Pittsburg Coal & Mining Co. v. Wright

253 P. 487 | Okla. | 1927

This was an action for cancellation of a deed and to remove cloud on title to certain real estate covered by said deed and lying in Pittsburg county, Okla.

Plaintiff below, Nettie Hayes Wright, though recognizing the existence and due recordation of the deed in question in her petition, yet denied its execution, alleging that she had never signed same and denying the truth of the notary's certificate of acknowledgment, and praying for cancellation of such deed.

The decisive issue of fact tried below was whether the plaintiff, Nettie Hayes Wright, had in fact signed and acknowledged said deed, and the question of law presented here is whether the uncorroborated testimony of plaintiff, that she had not signed nor acknowledged such deed, is sufficient in law to overcome the plain recitals in the notary's certificate, and sufficient to warrant the cancellation of such deed.

The trial court decreed the cancellation of the deed in question, as well as several other deeds executed to subsequent grantees who held through the grantee under the alleged deed from said plaintiff.

The notary's certificate was regular and in due form, being as follows:

'State of Oklahoma, Pittsburg County, ss.

"Before me, H. E. Swan, a notary public in and for said county and state, on this sixth (6) day of October, 1908, personally appeared Nettie Franklin Wright, to me known to be the identical person who executed the within and foregoing instrument, and acknowledged to me that she executed the same as her free and voluntary act and deed for the uses and purposes therein set forth.

"Witness my hand and official seal, the day and year above set forth.

"(Seal) (Signed) H. E. Swan,

"Notary Public.

"My commission expires Nov. 29, 1911." *211

It developed in the trial that plaintiff, not being able to write her name, signed by mark. In addition to the notary's certificate, the making of her mark was witnessed by two subscribing witnesses, one of whom was her stepfather, who testified that he was present at the time, heard the deed read over to plaintiff and explained by the notary, say her make her mark upon same heard her acknowledge the execution of same and saw the notary affix his seal thereunto. She testified that she did not make her mark and had never seen the deed nor heard it read, but admitted that she had made her mark to an instrument which she thought was a receipt for money. Her testimony was wholly unsupported and uncorroborated.
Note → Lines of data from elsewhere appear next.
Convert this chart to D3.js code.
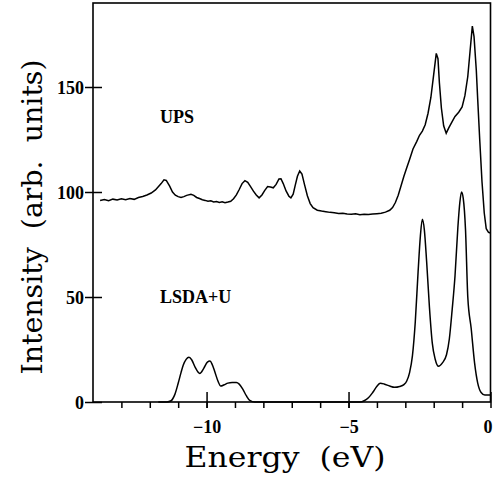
<!DOCTYPE html>
<meta charset="utf-8">
<style>
  body { margin: 0; background: #fff; }
  .tick text { font-family: "Liberation Serif", serif; font-weight: bold; font-size: 18px; fill: #000; }
  .domain { display: none; }
  .tick line { stroke: #000; stroke-width: 1.5; }
  .curve { fill: none; stroke: #000; stroke-width: 1.5; }
  .label { font-family: "Liberation Serif", serif; font-weight: bold; font-size: 18px; }
  .title { font-family: "DejaVu Serif", serif; font-size: 28px; white-space: pre; }
</style>
<body>
<script src="https://cdn.jsdelivr.net/npm/d3@7"></script>
<script>

var width = 493,
    height = 478;

// UPS spectrum (energy in eV, intensity)
var upsE = [-13.75,-13.6,-13.45,-13.3,-13.15,-13.0,-12.85,-12.7,-12.55,-12.4,-12.25,-12.1,-11.95,-11.8,-11.7,-11.6,-11.5,-11.42,-11.3,-11.2,-11.1,-11.0,-10.9,-10.8,-10.7,-10.55,-10.45,-10.35,-10.25,-10.15,-10.05,-9.95,-9.85,-9.75,-9.65,-9.55,-9.45,-9.35,-9.25,-9.15,-9.05,-8.95,-8.85,-8.75,-8.65,-8.55,-8.45,-8.35,-8.25,-8.15,-8.05,-7.95,-7.85,-7.75,-7.65,-7.55,-7.45,-7.38,-7.3,-7.2,-7.1,-7.03,-6.95,-6.88,-6.8,-6.72,-6.64,-6.55,-6.45,-6.35,-6.25,-6.1,-5.95,-5.8,-5.65,-5.5,-5.35,-5.2,-5.05,-4.9,-4.75,-4.6,-4.45,-4.3,-4.15,-4.0,-3.85,-3.7,-3.55,-3.45,-3.35,-3.25,-3.15,-3.05,-2.95,-2.85,-2.73,-2.6,-2.5,-2.4,-2.3,-2.2,-2.1,-2.0,-1.91,-1.85,-1.8,-1.73,-1.65,-1.56,-1.47,-1.37,-1.25,-1.12,-1.0,-0.9,-0.8,-0.72,-0.64,-0.58,-0.5,-0.45,-0.38,-0.3,-0.22,-0.15,-0.07,0.0];
var upsI = [96.0,96.4,95.9,96.6,96.2,96.8,96.3,96.9,96.5,97.4,97.9,98.6,99.5,101.0,102.5,104.0,105.8,105.5,102.8,100.0,98.5,97.8,97.4,97.8,98.4,98.9,98.4,97.4,96.9,96.3,96.0,95.6,95.8,95.3,95.5,95.0,95.3,94.9,95.2,95.6,96.8,98.6,101.2,104.0,105.4,104.6,102.6,100.4,98.6,97.2,98.6,100.8,102.6,102.4,102.0,103.6,106.2,106.3,104.0,100.5,98.0,97.2,99.0,103.0,107.5,110.0,108.5,103.5,98.2,94.5,92.5,91.3,90.9,90.6,90.3,90.1,89.8,89.9,89.5,89.4,89.6,89.2,89.4,89.3,89.5,89.7,89.9,90.4,91.3,92.6,95.0,98.5,103.0,107.5,111.5,115.5,120.5,124.0,127.0,129.0,132.0,137.5,145.0,156.0,166.0,163.5,152.0,140.0,131.5,128.0,130.5,133.0,136.0,138.0,140.5,146.0,155.0,167.0,179.0,174.0,158.0,144.0,125.0,105.0,90.0,82.5,80.8,80.5];

// LSDA+U density of states
var ldaE = [-11.7,-11.4,-11.25,-11.12,-11.0,-10.9,-10.82,-10.72,-10.62,-10.52,-10.4,-10.24,-10.1,-9.97,-9.88,-9.8,-9.71,-9.6,-9.5,-9.38,-9.25,-9.1,-8.95,-8.85,-8.72,-8.6,-8.48,-8.3,-4.6,-4.45,-4.3,-4.15,-4.0,-3.88,-3.75,-3.55,-3.38,-3.2,-3.05,-2.95,-2.85,-2.75,-2.65,-2.55,-2.47,-2.4,-2.33,-2.25,-2.15,-2.05,-1.95,-1.83,-1.7,-1.55,-1.45,-1.35,-1.25,-1.15,-1.08,-1.02,-0.96,-0.88,-0.8,-0.68,-0.56,-0.45,-0.33,-0.2,0.0];
var ldaI = [0,0,0.6,3.5,8.9,14,17.6,20.3,21.3,20.0,16.5,13.6,16.0,19.0,19.5,17.8,14.4,10.0,7.6,8.2,9.0,9.3,9.3,8.5,6.0,3.0,0.8,0,0,0.6,2.0,4.5,7.5,8.9,8.6,7.6,7.0,7.4,8.3,10.0,14.0,22.0,38.0,62.0,79.0,87.0,82.0,67.0,45.0,28.0,20.5,17.0,18.5,22.5,30.0,44.0,60.0,83.0,95.0,100.0,97.0,82.0,50.0,35.0,18.5,9.0,4.5,3.3,3.3];

var yTicks = [0, 50, 100, 150];
var xMajor = [-10, -5, 0];
var xMinor = d3.range(-13, 0, 1);

var svg = d3.select("body").append("svg")
    .attr("width", width)
    .attr("height", height);

var x = d3.scaleLinear().domain([-14, 0]).range([93, 490.5]);
var y = d3.scaleLinear().domain([0, 190]).range([402, 3]);

// frame
svg.append("rect")
    .attr("x", x(-14)).attr("y", y(190))
    .attr("width", x(0) - x(-14)).attr("height", y(0) - y(190))
    .attr("fill", "none").attr("stroke", "#000").attr("stroke-width", 1.6);

// y axis, ticks cross the frame
var yAxis = svg.append("g")
    .attr("transform", "translate(" + x(-14) + ",0)")
    .call(d3.axisLeft(y).tickValues(yTicks).tickFormat(d3.format("d")));
yAxis.selectAll(".tick line").attr("x1", -8).attr("x2", 9);
yAxis.selectAll(".tick text").attr("x", -9).attr("dy", "0.34em");

// x axis: minor ticks below, major ticks crossing
svg.append("g")
    .attr("transform", "translate(0," + y(0) + ")")
    .call(d3.axisBottom(x).tickValues(xMinor).tickSize(6).tickFormat(""));

var xAxis = svg.append("g")
    .attr("transform", "translate(0," + y(0) + ")")
    .call(d3.axisBottom(x).tickValues(xMajor).tickFormat(d3.format("d")));
xAxis.selectAll(".tick line").attr("y1", -10).attr("y2", 6);
xAxis.selectAll(".tick text").attr("y", 31).attr("dy", 0)
    .attr("x", function(d) { return d === 0 ? -3 : 0; });

var line = d3.line()
    .x(function(d) { return x(d[0]); })
    .y(function(d) { return y(d[1]); });

svg.append("path")
    .datum(d3.zip(upsE, upsI))
    .attr("class", "curve")
    .attr("d", line);

svg.append("path")
    .datum(d3.zip(ldaE, ldaI))
    .attr("class", "curve")
    .attr("d", line.curve(d3.curveMonotoneX));

svg.append("text").attr("class", "label").attr("x", 160).attr("y", 123).text("UPS");
svg.append("text").attr("class", "label").attr("x", 160).attr("y", 303).text("LSDA+U");

svg.append("text")
    .attr("class", "title")
    .attr("x", 285).attr("y", 467)
    .attr("text-anchor", "middle")
    .attr("textLength", 201).attr("lengthAdjust", "spacingAndGlyphs")
    .text("Energy  (eV)");

svg.append("text")
    .attr("class", "title")
    .attr("transform", "translate(42,217) rotate(-90)")
    .attr("text-anchor", "middle")
    .attr("textLength", 315).attr("lengthAdjust", "spacingAndGlyphs")
    .text("Intensity  (arb.  units)");

</script>
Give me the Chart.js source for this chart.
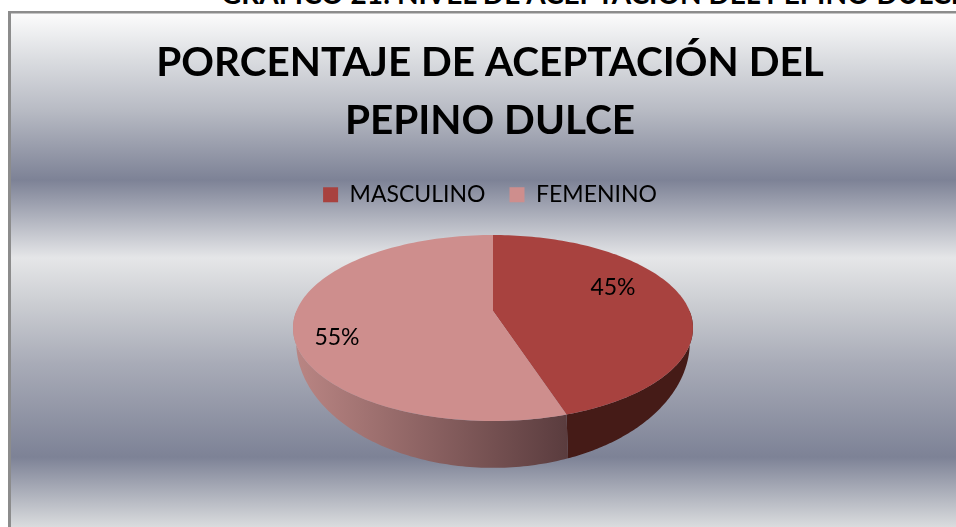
<!DOCTYPE html>
<html>
<head>
<meta charset="utf-8">
<title>Porcentaje de aceptación del pepino dulce</title>
<script src="https://cdn.jsdelivr.net/npm/chart.js@4"></script>
<style>
  html, body { margin: 0; width: 956px; height: 527px; overflow: hidden; background: #fff; }
  #heading {
    position: absolute; left: 221px; top: -22px; white-space: nowrap;
    font: bold 28px Lato, sans-serif; color: #000; line-height: 30px;
  }
  #wrap { position: absolute; left: 0; top: 0; width: 980px; height: 527px; }
</style>
</head>
<body>
<div id="heading">GRÁFICO 21: NIVEL DE ACEPTACIÓN DEL PEPINO DULCE</div>
<div id="wrap"><canvas id="chart"></canvas></div>
<script>
const categories = ['MASCULINO', 'FEMENINO'];
const percentages = [45, 55];
const sliceColors = ['#a8423f', '#ce8e8d'];

// Office style banded silver background
const backgroundStops = [
  [13, '#fcfcfc'], [60, '#dadce0'], [110, '#b8bbc4'], [180, '#7d8296'],
  [258, '#e5e6e8'], [297, '#cfd1d5'], [364, '#a8abb7'], [457, '#7d8296'], [527, '#dadcde']
];

// Perspective of the pie: top face and the lower rim of the wall
const topFace = { cx: 493, cy: 311, rx: 196.6, ry: 89.9, k: -0.183 };
const lowerRim = { cx: 493, cy: 314, rx: 192, ry: 120, k: -0.22 };

function project(face, angle) {
  // chart.js angles start at -PI/2 for the 12 o'clock position
  const u = Math.cos(angle);
  const v = Math.sin(angle);
  const w = 1 + face.k * v;
  return { x: face.cx + face.rx * u / w, y: face.cy + face.ry * v / w };
}

function tracePoints(ctx, face, from, to) {
  const steps = 120;
  for (let i = 0; i <= steps; i++) {
    const p = project(face, from + (to - from) * i / steps);
    ctx.lineTo(p.x, p.y);
  }
}

const silverBackground = {
  id: 'silverBackground',
  beforeDraw(chart) {
    const { ctx, width, height } = chart;
    const grad = ctx.createLinearGradient(0, 0, 0, height);
    backgroundStops.forEach(([y, color]) => grad.addColorStop(y / height, color));
    ctx.save();
    ctx.fillStyle = grad;
    ctx.fillRect(11, 13, width - 11, height - 13);
    ctx.fillStyle = '#8c8c8c';
    ctx.fillRect(8, 11, width - 8, 2.5);
    ctx.fillRect(8, 11, 3, height - 11);
    ctx.restore();
  }
};

const tiltedPie = {
  id: 'tiltedPie',
  beforeDatasetDraw(chart, args) {
    const { ctx } = chart;
    const arcs = chart.getDatasetMeta(args.index).data;
    const leftWall = ctx.createLinearGradient(297, 0, 568, 0);
    leftWall.addColorStop(0, '#b98583');
    leftWall.addColorStop(1, '#5a3c3e');
    const wallColors = ['#451b17', leftWall];
    ctx.save();
    arcs.forEach((arc, i) => {
      // only the front half of the rim is visible
      const from = Math.max(arc.startAngle, 0);
      const to = Math.min(arc.endAngle, Math.PI);
      ctx.beginPath();
      tracePoints(ctx, topFace, from, to);
      tracePoints(ctx, lowerRim, to, from);
      ctx.closePath();
      ctx.fillStyle = wallColors[i];
      ctx.fill();
    });
    arcs.forEach((arc, i) => {
      ctx.beginPath();
      ctx.moveTo(topFace.cx, topFace.cy);
      tracePoints(ctx, topFace, arc.startAngle, arc.endAngle);
      ctx.closePath();
      ctx.fillStyle = sliceColors[i];
      ctx.fill();
    });
    ctx.restore();
    return false; // flat arcs replaced by the tilted ones above
  },
  afterDatasetsDraw(chart, args, opts) {
    const { ctx } = chart;
    ctx.save();
    ctx.font = '23px Lato, sans-serif';
    ctx.fillStyle = '#000';
    ctx.textAlign = 'center';
    ctx.textBaseline = 'middle';
    percentages.forEach((value, i) => {
      ctx.fillText(value + '%', opts.labelAt[i][0], opts.labelAt[i][1]);
    });
    ctx.restore();
  }
};

new Chart(document.getElementById('chart'), {
  type: 'pie',
  data: {
    labels: categories,
    datasets: [{ data: percentages, backgroundColor: sliceColors, borderWidth: 0 }]
  },
  options: {
    responsive: true,
    maintainAspectRatio: false,
    animation: false,
    layout: { padding: { top: 34 } },
    plugins: {
      title: {
        display: true,
        text: ['PORCENTAJE DE ACEPTACIÓN DEL', 'PEPINO DULCE'],
        color: '#000',
        font: { family: 'Lato', size: 40.5, weight: 'bold', lineHeight: 1.43 },
        padding: { top: 0, bottom: 9.5 }
      },
      legend: {
        position: 'top',
        labels: {
          color: '#000',
          font: { family: 'Lato', size: 23 },
          boxWidth: 15,
          boxHeight: 15,
          padding: 24
        }
      },
      tooltip: { enabled: false },
      tiltedPie: { labelAt: [[613, 288], [337, 338]] }
    }
  },
  plugins: [silverBackground, tiltedPie]
});
</script>
</body>
</html>
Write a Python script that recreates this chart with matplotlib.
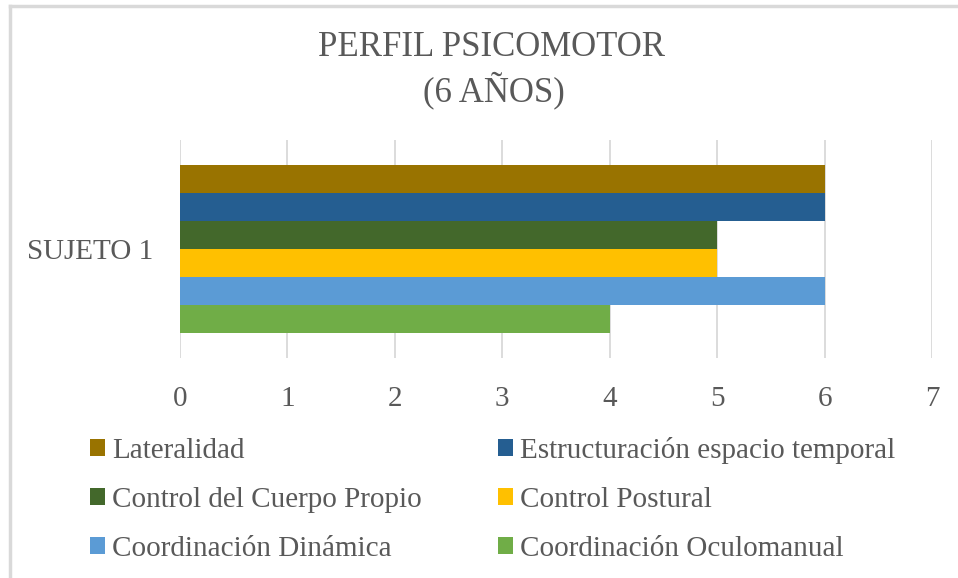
import matplotlib.pyplot as plt
from matplotlib.lines import Line2D
from matplotlib.patches import Patch

categories = ['SUJETO 1']
series = ['Lateralidad', 'Estructuración espacio temporal', 'Control del Cuerpo Propio',
          'Control Postural', 'Coordinación Dinámica', 'Coordinación Oculomanual']
values = [6, 6, 5, 5, 6, 4]
colors = ['#997300', '#255E91', '#43682B', '#FFC000', '#5B9BD5', '#70AD47']

plt.rcParams['font.family'] = ['Liberation Serif', 'DejaVu Serif']
text_color = '#595959'

W, H = 958, 578
fig = plt.figure(figsize=(W / 100, H / 100), dpi=100)

# light chart border (Excel style); only top and left edges are in the crop
fig.add_artist(Line2D([10 / W, 1], [1 - 6 / H, 1 - 6 / H], transform=fig.transFigure,
                      color='#D9D9D9', linewidth=2.5))
fig.add_artist(Line2D([10 / W, 10 / W], [0, 1 - 6 / H], transform=fig.transFigure,
                      color='#D9D9D9', linewidth=2.5))

ax = fig.add_axes([180 / W, 1 - 358 / H, (932 - 180) / W, (358 - 140) / H])

# each series is one bar inside the single category group
for i, (name, v, c) in enumerate(zip(series, values, colors)):
    ax.barh(i, v, height=1.0, color=c, label=name, zorder=3)

ax.set_ylim(6.39, -1.39)
ax.set_yticks([2.5])
ax.set_yticklabels(categories)
ax.set_xlim(0, 7)
ax.set_xticks(range(8))
ax.grid(axis='x', color='#D9D9D9', linewidth=1.3, zorder=0)
for s in ax.spines.values():
    s.set_visible(False)
ax.tick_params(axis='both', length=0, labelsize=21, colors=text_color)
ax.tick_params(axis='x', pad=20)
ax.tick_params(axis='y', pad=19.5)

fig.text(492 / W, 1 - 48 / H, 'PERFIL PSICOMOTOR', ha='center', va='center',
         fontsize=25, color=text_color)
fig.text(494 / W, 1 - 90 / H, '(6 AÑOS)', ha='center', va='center',
         fontsize=25, color=text_color)

handles = [Patch(facecolor=c) for c in colors]
order = [0, 2, 4, 1, 3, 5]
fig.legend([handles[k] for k in order], [series[k] for k in order], ncol=2,
           loc='upper left', bbox_to_anchor=(90 / W, 1 - 437 / H), frameon=False,
           fontsize=21, labelcolor=text_color, handlelength=0.5, handleheight=0.5,
           handletextpad=0.25, columnspacing=2.62, labelspacing=0.79,
           borderaxespad=0, borderpad=0)

plt.savefig('out.png', dpi=100)
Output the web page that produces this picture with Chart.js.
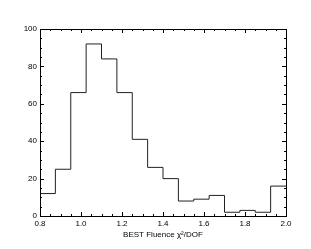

The established, and, in our opinion, sound doctrine of this court is that, under such a state of facts, the deed in question, and the deeds issued to subsequent grantees, who derived their title through plaintiff's deed, should not have been canceled. See Dyal v. Norton, 47 Okla. 794,150 P. 703; Garber v. Hauser, 76 Okla. 292, 185 P. 436; also Neff v. Edwards, 107 Okla. 101, 230 P. 234.

In Dyal v. Norton, supra, paragraph 2 of the syllabus is as follows:

"An officer's certificate of the grantor's acknowledgment of a deed filed for record is a sufficient compliance with a requirement of attestation by witnesses to the grantor's signature by mark."

Paragraph 3 is as follows:

"The acknowledgment of a deed is prima facie evidence of its execution, and a deed properly acknowledged may be given in evidence without further proof, although its execution is denied under oath."

Paragraph 4 is as follows:

"The evidence to impeach a certificate of acknowledgment should be clear, cogent, and convincing, and such as produces a conviction amounting to a moral certainty that the certificate is false."

In Garber v. Hauser, supra, paragraph 2 of the syllabus is as follows:

"The general rule in that the unsupported or uncorroborated testimony of the grantor is not sufficient to overcome the certificate of acknowledgment of the notary public to a conveyance regular on its face, especially where the certificate is supported by the testimony of the officer who took the acknowledge, by other competent evidence; but such testimony may be sufficient if, in view of the circumstances and probability of the particular case, it produced a condition amounting to a moral certainty that the certificate is false."

In Neff v. Edwards, supra, paragraph 1 of the syllabus is as follows:

"Sound public policy, the stability of solemn judgments of courts, and the security of litigants demand that neither the officer's sworn return nor the recital of service in the judgment based thereon shall be set aside or contradicted, except upon the most clear, cogent, and convincing evidence."

Paragraph 2 is as follows:

"Under the rule announced above, the clear, solemn recitals of the judgment roll will not be set aside and held for naught upon the uncorroborated parol testimony of the party against whom such judgment was rendered."

In the light of the foregoing authorities, and the state of facts disclosed by the record, it is obvious that the trial court erred in decreeing the cancellation of the deeds involved.

The judgment is therefore reversed, with directions to set aside the decree of cancellation and render judgment in favor of defendant.

Reversed with directions.

BRANSON, C. J., and MASON, PHELPS, HUNT, CLARK, RILEY, and HEFNER, JJ., concur. LESTER, J., not participating.